**Collected data**
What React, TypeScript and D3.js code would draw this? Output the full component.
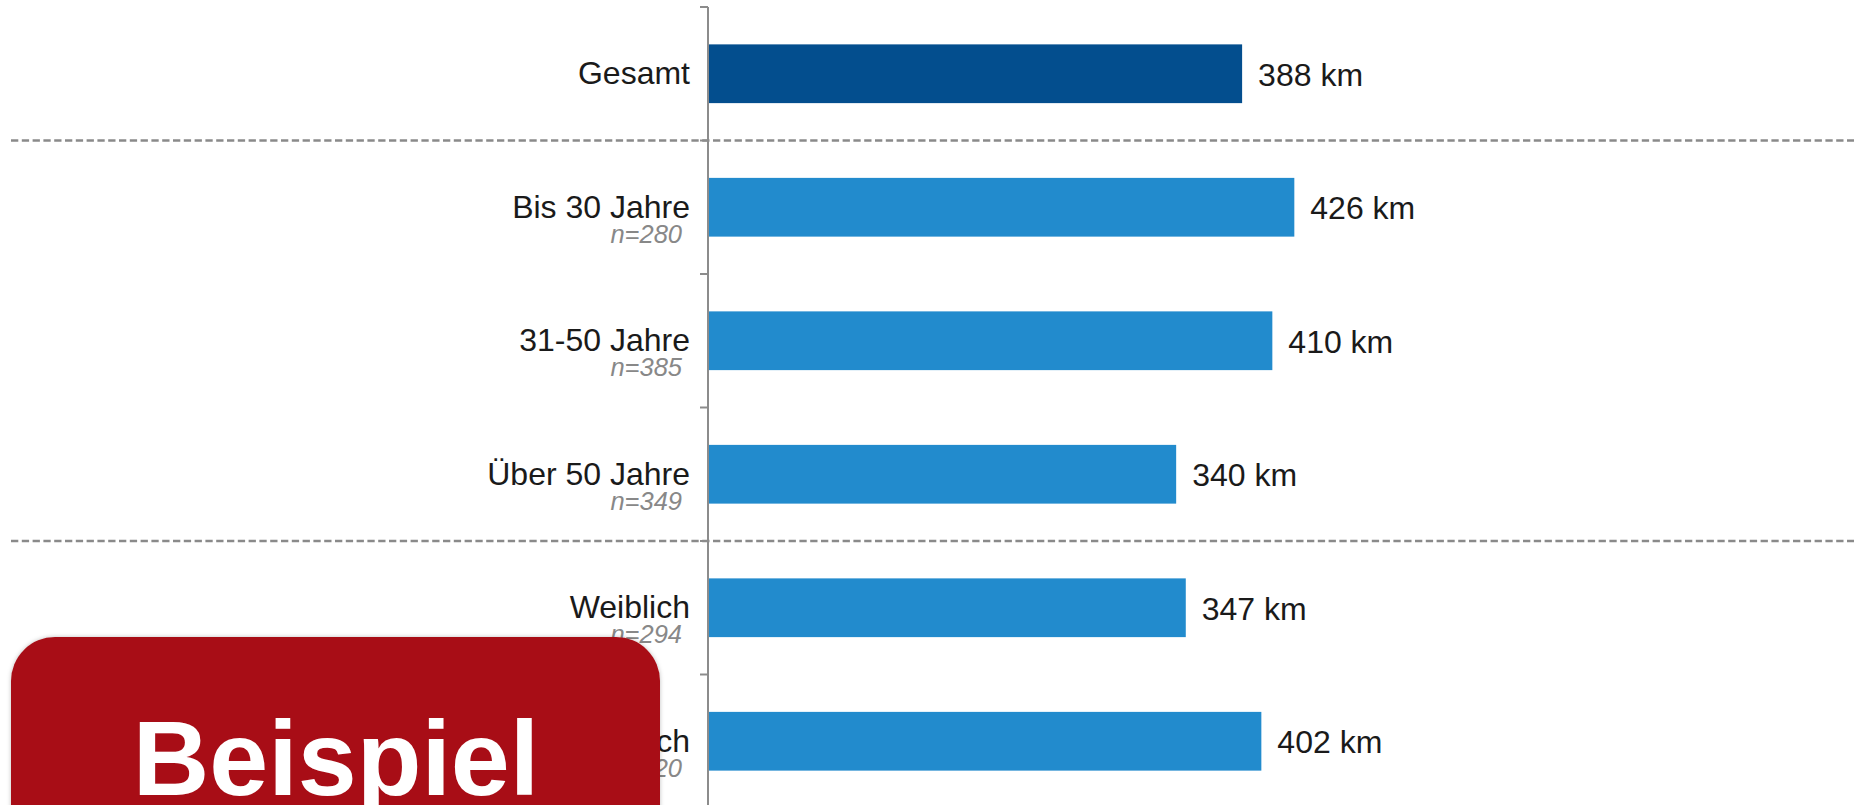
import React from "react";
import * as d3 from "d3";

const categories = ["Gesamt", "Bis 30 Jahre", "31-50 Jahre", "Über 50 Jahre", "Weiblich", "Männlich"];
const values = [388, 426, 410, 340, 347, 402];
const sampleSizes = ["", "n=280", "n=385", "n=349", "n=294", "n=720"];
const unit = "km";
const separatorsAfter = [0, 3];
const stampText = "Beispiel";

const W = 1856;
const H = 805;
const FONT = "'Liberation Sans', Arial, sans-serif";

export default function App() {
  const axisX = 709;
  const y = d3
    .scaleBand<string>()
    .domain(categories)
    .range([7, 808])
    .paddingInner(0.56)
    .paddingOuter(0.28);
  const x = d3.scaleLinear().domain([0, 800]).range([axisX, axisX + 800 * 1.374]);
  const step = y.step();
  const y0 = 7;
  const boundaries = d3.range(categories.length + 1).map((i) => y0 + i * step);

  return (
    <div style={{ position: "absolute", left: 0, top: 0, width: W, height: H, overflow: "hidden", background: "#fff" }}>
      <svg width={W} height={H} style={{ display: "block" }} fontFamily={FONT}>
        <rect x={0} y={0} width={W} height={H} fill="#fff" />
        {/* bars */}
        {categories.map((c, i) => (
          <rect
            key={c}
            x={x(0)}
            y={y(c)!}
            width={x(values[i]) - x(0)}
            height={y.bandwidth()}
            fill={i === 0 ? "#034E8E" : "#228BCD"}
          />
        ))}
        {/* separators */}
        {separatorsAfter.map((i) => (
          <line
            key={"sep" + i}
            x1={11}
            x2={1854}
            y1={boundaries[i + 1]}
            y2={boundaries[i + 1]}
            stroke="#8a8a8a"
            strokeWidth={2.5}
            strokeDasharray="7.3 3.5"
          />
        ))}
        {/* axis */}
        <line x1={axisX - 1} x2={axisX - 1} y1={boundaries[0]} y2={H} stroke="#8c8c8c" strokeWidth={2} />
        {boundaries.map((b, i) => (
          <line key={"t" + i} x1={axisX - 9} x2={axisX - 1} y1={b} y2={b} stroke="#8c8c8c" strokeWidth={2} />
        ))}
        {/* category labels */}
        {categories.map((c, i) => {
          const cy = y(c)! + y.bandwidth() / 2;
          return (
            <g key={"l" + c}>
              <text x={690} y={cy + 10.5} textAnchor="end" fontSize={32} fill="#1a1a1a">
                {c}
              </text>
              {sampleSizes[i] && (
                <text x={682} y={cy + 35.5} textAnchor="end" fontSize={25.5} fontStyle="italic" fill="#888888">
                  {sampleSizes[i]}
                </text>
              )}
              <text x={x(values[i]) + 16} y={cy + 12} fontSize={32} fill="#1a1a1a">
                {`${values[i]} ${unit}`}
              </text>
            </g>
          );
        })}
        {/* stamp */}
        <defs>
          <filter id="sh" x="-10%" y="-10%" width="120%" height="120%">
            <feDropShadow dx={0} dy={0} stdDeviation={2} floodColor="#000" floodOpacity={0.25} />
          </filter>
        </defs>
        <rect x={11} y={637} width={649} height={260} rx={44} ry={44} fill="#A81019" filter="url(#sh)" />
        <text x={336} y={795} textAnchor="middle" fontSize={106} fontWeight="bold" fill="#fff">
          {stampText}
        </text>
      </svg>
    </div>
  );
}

**The task**
Repeat only what lies between the start of the data and the end of the line containing "const boundaries = d3.range(categories.length", exactly, with pictures left out.

**Completed task**
What React, TypeScript and D3.js code would draw this? Output the full component.
import React from "react";
import * as d3 from "d3";

const categories = ["Gesamt", "Bis 30 Jahre", "31-50 Jahre", "Über 50 Jahre", "Weiblich", "Männlich"];
const values = [388, 426, 410, 340, 347, 402];
const sampleSizes = ["", "n=280", "n=385", "n=349", "n=294", "n=720"];
const unit = "km";
const separatorsAfter = [0, 3];
const stampText = "Beispiel";

const W = 1856;
const H = 805;
const FONT = "'Liberation Sans', Arial, sans-serif";

export default function App() {
  const axisX = 709;
  const y = d3
    .scaleBand<string>()
    .domain(categories)
    .range([7, 808])
    .paddingInner(0.56)
    .paddingOuter(0.28);
  const x = d3.scaleLinear().domain([0, 800]).range([axisX, axisX + 800 * 1.374]);
  const step = y.step();
  const y0 = 7;
  const boundaries = d3.range(categories.length + 1).map((i) => y0 + i * step);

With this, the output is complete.